(Updated with comments from Xie Zhenhua and Greenpeace)
China’s carbon emissions may have peaked in 2014, but were they to rise in coming years the increase would be modest, a study said Monday.
The forces driving the recent reductions in China’s GHG emissions, namely a more moderated GDP growth rate and a restructuring of the economy, will continue unabated into the future, according to the Grantham Research Institute report.
“It is quite possible that emissions will fall modestly from now on, implying that 2014 was the peak. If emissions do grow above 2014 levels – if, say, a number of the risks identified earlier [in the paper] manifest – that growth trajectory is likely to be relatively flat, and a peak would still be highly likely by 2025,” the study said.
China’s official target is to peak its GHG emissions by 2030, but a growing number of analysts say that target will be reached several years early.
The Grantham report, authored by Lord Nicholas Stern and Fergus Green, said the shift away from coal-fired electricity and energy-intensive manufacturing industries will continue to make dents in China’s emissions.
However, there is a risk that increasing oil and gas demand or unauthorised expansions in new coal-based industries could still cause a net annual CO2 growth, although a modest one.

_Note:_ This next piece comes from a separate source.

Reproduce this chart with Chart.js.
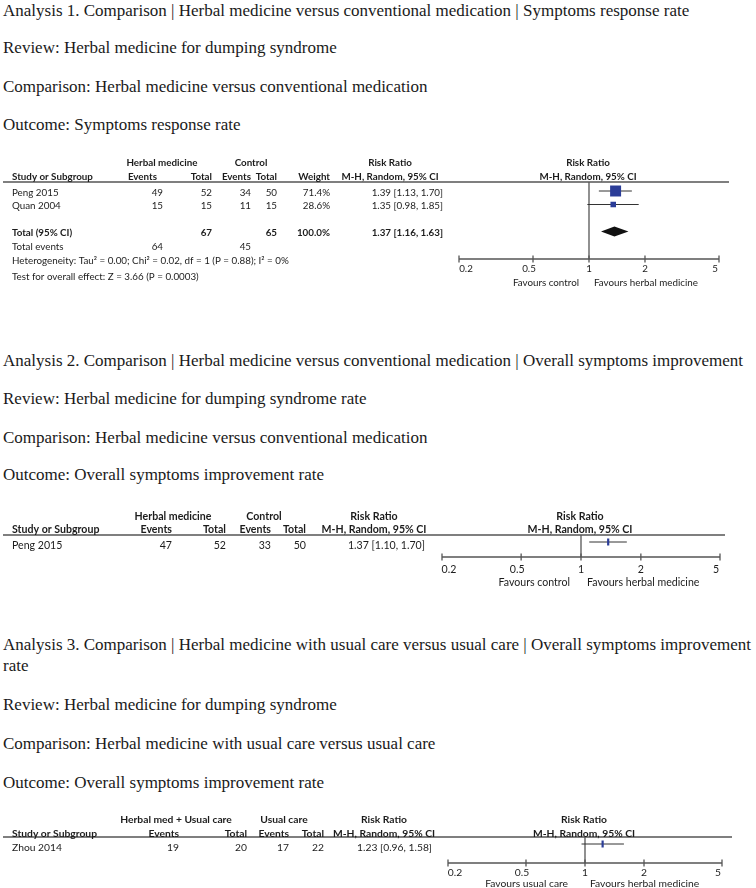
<!DOCTYPE html>
<html>
<head>
<meta charset="utf-8">
<title>Herbal medicine for dumping syndrome - forest plots</title>
<script src="https://cdn.jsdelivr.net/npm/chart.js@4.4.1/dist/chart.umd.min.js"></script>
<style>
  body { margin: 0; background: #fff; }
  #page { position: relative; width: 756px; height: 888px; overflow: hidden; }
  .t { position: absolute; left: 3px; font-family: "Liberation Serif", "Times New Roman", serif; font-size: 17px; line-height: 21px; color: #1a1a1a; white-space: nowrap; }
  canvas { position: absolute; left: 0; }
</style>
</head>
<body>
<div id="page">
  <div class="t" style="top:0px">Analysis 1. Comparison | Herbal medicine versus conventional medication | Symptoms response rate</div>
  <div class="t" style="top:37px">Review: Herbal medicine for dumping syndrome</div>
  <div class="t" style="top:76px">Comparison: Herbal medicine versus conventional medication</div>
  <div class="t" style="top:114px">Outcome: Symptoms response rate</div>
  <canvas id="c1" width="756" height="140" style="top:150px"></canvas>

  <div class="t" style="top:350px">Analysis 2. Comparison | Herbal medicine versus conventional medication | Overall symptoms improvement</div>
  <div class="t" style="top:388px">Review: Herbal medicine for dumping syndrome rate</div>
  <div class="t" style="top:427px">Comparison: Herbal medicine versus conventional medication</div>
  <div class="t" style="top:464px">Outcome: Overall symptoms improvement rate</div>
  <canvas id="c2" width="756" height="95" style="top:505px"></canvas>

  <div class="t" style="top:634px">Analysis 3. Comparison | Herbal medicine with usual care versus usual care | Overall symptoms improvement<br>rate</div>
  <div class="t" style="top:694px">Review: Herbal medicine for dumping syndrome</div>
  <div class="t" style="top:733px">Comparison: Herbal medicine with usual care versus usual care</div>
  <div class="t" style="top:772px">Outcome: Overall symptoms improvement rate</div>
  <canvas id="c3" width="756" height="82" style="top:806px"></canvas>
</div>

<script>
var tickValues = [0.2, 0.5, 1, 2, 5];
var tickLabels = ['0.2', '0.5', '1', '2', '5'];

// Analysis 1 - symptoms response rate
var studies1 = ['Peng 2015', 'Quan 2004'];
var expEvents1 = [49, 15];
var expTotal1 = [52, 15];
var ctlEvents1 = [34, 11];
var ctlTotal1 = [50, 15];
var weights1 = [71.4, 28.6];
var rr1 = [1.39, 1.35];
var lower1 = [1.13, 0.98];
var upper1 = [1.70, 1.85];
var pooled1 = [1.37, 1.16, 1.63];
var groupTotals1 = [67, 65];
var groupEvents1 = [64, 45];
var groups1 = ['Herbal medicine', 'Control'];
var favours1 = ['Favours control', 'Favours herbal medicine'];
var notes1 = ['Heterogeneity: Tau\u00b2 = 0.00; Chi\u00b2 = 0.02, df = 1 (P = 0.88); I\u00b2 = 0%',
              'Test for overall effect: Z = 3.66 (P = 0.0003)'];

// Analysis 2 - overall symptoms improvement
var studies2 = ['Peng 2015'];
var expEvents2 = [47];
var expTotal2 = [52];
var ctlEvents2 = [33];
var ctlTotal2 = [50];
var rr2 = [1.37];
var lower2 = [1.10];
var upper2 = [1.70];
var groups2 = ['Herbal medicine', 'Control'];
var favours2 = ['Favours control', 'Favours herbal medicine'];

// Analysis 3 - herbal medicine with usual care
var studies3 = ['Zhou 2014'];
var expEvents3 = [19];
var expTotal3 = [20];
var ctlEvents3 = [17];
var ctlTotal3 = [22];
var rr3 = [1.23];
var lower3 = [0.96];
var upper3 = [1.58];
var groups3 = ['Herbal med + Usual care', 'Usual care'];
var favours3 = ['Favours usual care', 'Favours herbal medicine'];

var blue = '#2b3d98';
var ink = '#1c1c1c';
var rule = '#555555';
var tickShift = [7, -4, 0, 0, -4];

function line(ctx, ax, ay, bx, by) {
  ctx.beginPath();
  ctx.moveTo(ax, ay);
  ctx.lineTo(bx, by);
  ctx.stroke();
}

function txt(ctx, s, x, y, align, bold, size) {
  ctx.font = (bold ? 'bold ' : '') + size + 'px Lato, "Noto Sans", sans-serif';
  ctx.textAlign = align;
  ctx.fillText(s, x, y);
}

function ci(r, lo, hi) {
  return r.toFixed(2) + ' [' + lo.toFixed(2) + ', ' + hi.toFixed(2) + ']';
}

function forestPlugin(sec, d) {
  return {
    id: 'forest_' + sec.canvas,
    beforeDatasetsDraw: function(chart) {
      var ctx = chart.ctx, x = chart.scales.x, T = sec.top;
      var px1 = x.getPixelForValue(1);
      ctx.save();
      ctx.strokeStyle = rule;
      ctx.lineWidth = 1.3;
      line(ctx, 3, sec.rule - T, sec.ruleEnd, sec.rule - T);
      line(ctx, px1, sec.rule - T, px1, sec.axis - T);
      line(ctx, x.getPixelForValue(tickValues[0]), sec.axis - T,
           x.getPixelForValue(tickValues[tickValues.length - 1]), sec.axis - T);
      tickValues.forEach(function(v) {
        var p = x.getPixelForValue(v);
        line(ctx, p, sec.axis - T - 3.5, p, sec.axis - T + 3.5);
      });
      ctx.restore();
    },
    afterDatasetsDraw: function(chart) {
      var ctx = chart.ctx, x = chart.scales.x, y = chart.scales.y, T = sec.top, f = sec.font;
      var n = d.studies.length;
      var px1 = x.getPixelForValue(1);
      ctx.save();

      // pooled diamond
      if (d.pooled) {
        var py = y.getPixelForValue(n + 1);
        ctx.fillStyle = '#111';
        ctx.beginPath();
        ctx.moveTo(x.getPixelForValue(d.pooled[1]), py);
        ctx.lineTo(x.getPixelForValue(d.pooled[0]), py - 5);
        ctx.lineTo(x.getPixelForValue(d.pooled[2]), py);
        ctx.lineTo(x.getPixelForValue(d.pooled[0]), py + 5);
        ctx.closePath();
        ctx.fill();
      }

      ctx.fillStyle = ink;
      ctx.textBaseline = 'middle';

      // headers
      txt(ctx, d.groups[0], sec.groupCx[0], sec.head1 - T, 'center', true, f);
      txt(ctx, d.groups[1], sec.groupCx[1], sec.head1 - T, 'center', true, f);
      txt(ctx, 'Risk Ratio', sec.rrHeadCx, sec.head1 - T, 'center', true, f);
      txt(ctx, 'Risk Ratio', px1 - 1, sec.head1 - T, 'center', true, f);
      txt(ctx, 'Study or Subgroup', sec.studyX, sec.head2 - T, 'left', true, f);
      txt(ctx, 'Events', sec.firstHeadRight || sec.cols[0], sec.head2 - T, 'right', true, f);
      txt(ctx, 'Total', sec.cols[1], sec.head2 - T, 'right', true, f);
      txt(ctx, 'Events', sec.cols[2], sec.head2 - T, 'right', true, f);
      txt(ctx, 'Total', sec.cols[3], sec.head2 - T, 'right', true, f);
      if (d.weights) txt(ctx, 'Weight', sec.cols[4], sec.head2 - T, 'right', true, f);
      txt(ctx, 'M-H, Random, 95% CI', sec.rrHeadCx, sec.head2 - T, 'center', true, f);
      txt(ctx, 'M-H, Random, 95% CI', px1 - 1, sec.head2 - T, 'center', true, f);

      // study rows
      for (var i = 0; i < n; i++) {
        var ty = y.getPixelForValue(i) + sec.textDy;
        txt(ctx, d.studies[i], sec.studyX, ty, 'left', false, f);
        txt(ctx, String(d.expEvents[i]), sec.cols[0], ty, 'right', false, f);
        txt(ctx, String(d.expTotal[i]), sec.cols[1], ty, 'right', false, f);
        txt(ctx, String(d.ctlEvents[i]), sec.cols[2], ty, 'right', false, f);
        txt(ctx, String(d.ctlTotal[i]), sec.cols[3], ty, 'right', false, f);
        if (d.weights) txt(ctx, d.weights[i].toFixed(1) + '%', sec.cols[4], ty, 'right', false, f);
        txt(ctx, ci(d.rr[i], d.lower[i], d.upper[i]), sec.rrRight, ty, 'right', false, f);
      }

      // totals
      if (d.pooled) {
        var ty2 = y.getPixelForValue(n + 1) + sec.textDy;
        txt(ctx, 'Total (95% CI)', sec.studyX, ty2, 'left', true, f);
        txt(ctx, String(d.groupTotals[0]), sec.cols[1], ty2, 'right', true, f);
        txt(ctx, String(d.groupTotals[1]), sec.cols[3], ty2, 'right', true, f);
        txt(ctx, '100.0%', sec.cols[4], ty2, 'right', true, f);
        txt(ctx, ci(d.pooled[0], d.pooled[1], d.pooled[2]), sec.rrRight, ty2, 'right', true, f);
        var ty3 = y.getPixelForValue(n + 2) + sec.textDy;
        txt(ctx, 'Total events', sec.studyX, ty3, 'left', false, f);
        txt(ctx, String(d.groupEvents[0]), sec.cols[0], ty3, 'right', false, f);
        txt(ctx, String(d.groupEvents[1]), sec.cols[2], ty3, 'right', false, f);
        txt(ctx, d.notes[0], sec.studyX, sec.notesY[0] - T, 'left', false, f);
        txt(ctx, d.notes[1], sec.studyX, sec.notesY[1] - T, 'left', false, f);
      }

      // axis labels
      tickValues.forEach(function(v, k) {
        txt(ctx, tickLabels[k], x.getPixelForValue(v) + tickShift[k], sec.tickY - T, 'center', false, f);
      });
      txt(ctx, d.favours[0], px1 - sec.favGap[0], sec.favY - T, 'right', false, f);
      txt(ctx, d.favours[1], px1 + sec.favGap[1], sec.favY - T, 'left', false, f);
      ctx.restore();
    }
  };
}

function drawForest(sec, d) {
  var rect = sec.marker === 'rect';
  var markers = {
    data: d.studies.map(function(s, i) { return {x: d.rr[i], y: i}; }),
    showLine: false,
    pointStyle: rect ? 'rect' : 'line',
    pointRotation: rect ? 0 : 90,
    pointRadius: d.studies.map(function(s, i) {
      return rect ? 0.447 * Math.pow(d.weights[i], 0.75) / Math.SQRT2 : 3.5;
    }),
    pointBackgroundColor: blue,
    pointBorderColor: blue,
    pointBorderWidth: rect ? 0 : 2.2
  };
  var ciLines = d.studies.map(function(s, i) {
    return {
      data: [{x: d.lower[i], y: i}, {x: d.upper[i], y: i}],
      showLine: true,
      borderColor: '#333333',
      borderWidth: 1,
      pointRadius: 0
    };
  });
  var padTop = sec.rule - sec.top;
  var padBottom = sec.top + sec.height - sec.axis;
  new Chart(document.getElementById(sec.canvas), {
    type: 'scatter',
    data: { datasets: [markers].concat(ciLines) },
    options: {
      responsive: false,
      animation: false,
      events: [],
      layout: { padding: { left: sec.x0, right: 756 - sec.x1, top: padTop, bottom: padBottom } },
      scales: {
        x: { type: 'logarithmic', min: tickValues[0], max: tickValues[tickValues.length - 1], bounds: 'data', display: false },
        y: { type: 'linear', reverse: true, bounds: 'data', display: false,
             min: -(sec.row0 - sec.rule) / sec.rowH, max: (sec.axis - sec.row0) / sec.rowH }
      },
      plugins: { legend: { display: false }, tooltip: { enabled: false } }
    },
    plugins: [forestPlugin(sec, d)]
  });
}

drawForest({
  canvas: 'c1', top: 150, height: 140, font: 9.8,
  head1: 163, head2: 177, rule: 182, ruleEnd: 729,
  row0: 191, rowH: 13.5, textDy: 1.5,
  studyX: 12, cols: [163, 212, 251, 277, 330], firstHeadRight: 157,
  groupCx: [162, 251], rrRight: 443, rrHeadCx: 390,
  x0: 459, x1: 719, axis: 259, tickY: 269, favY: 283, favGap: [10, 5],
  notesY: [261, 277], marker: 'rect'
}, {
  studies: studies1, expEvents: expEvents1, expTotal: expTotal1, ctlEvents: ctlEvents1,
  ctlTotal: ctlTotal1, weights: weights1, rr: rr1, lower: lower1, upper: upper1,
  pooled: pooled1, groupTotals: groupTotals1, groupEvents: groupEvents1,
  groups: groups1, favours: favours1, notes: notes1
});

drawForest({
  canvas: 'c2', top: 505, height: 95, font: 10.6,
  head1: 517, head2: 530, rule: 535, ruleEnd: 725,
  row0: 542, rowH: 13.5, textDy: 4,
  studyX: 12, cols: [172, 226, 271, 306],
  groupCx: [173, 264], rrRight: 425, rrHeadCx: 374,
  x0: 442, x1: 720, axis: 557, tickY: 570, favY: 583, favGap: [11, 6],
  marker: 'line'
}, {
  studies: studies2, expEvents: expEvents2, expTotal: expTotal2, ctlEvents: ctlEvents2,
  ctlTotal: ctlTotal2, rr: rr2, lower: lower2, upper: upper2,
  groups: groups2, favours: favours2
});

drawForest({
  canvas: 'c3', top: 806, height: 82, font: 10.3,
  head1: 820, head2: 834, rule: 837, ruleEnd: 732,
  row0: 844, rowH: 13.5, textDy: 4,
  studyX: 12, cols: [179, 247, 289, 324],
  groupCx: [176, 284], rrRight: 432, rrHeadCx: 384,
  x0: 448, x1: 722, axis: 863, tickY: 873, favY: 884, favGap: [17, 5],
  marker: 'line'
}, {
  studies: studies3, expEvents: expEvents3, expTotal: expTotal3, ctlEvents: ctlEvents3,
  ctlTotal: ctlTotal3, rr: rr3, lower: lower3, upper: upper3,
  groups: groups3, favours: favours3
});
</script>
</body>
</html>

“The more governments and businesses understand the shift in China, the more they should see risks in the high-carbon economy and opportunities in the low-/zero-carbon economy, and should adjust their investments, innovation priorities, and institutional arrangements accordingly,” it said.
China on Saturday released its 2016-2020 five-year plan, expecting average annual GDP growth of 6.5%.
The government set a target of cutting carbon intensity 18% on 2015 levels by 2020, and capped energy consumption at 5 billion tonnes of standard coal equivalent by the end of the decade, up from 4.3 billion tonnes in 2015.
Xie Zhenhua, China’s special representative on climate change, on Monday dismissed the report, saying China’s emissions are still growing, Reuters reported.
An initial Greenpeace analysis of the five-year plan shows that the government expects CO2 emissions 1.5-2% annually until 2020, although the green group noted that “actual CO2 growth will be much lower”.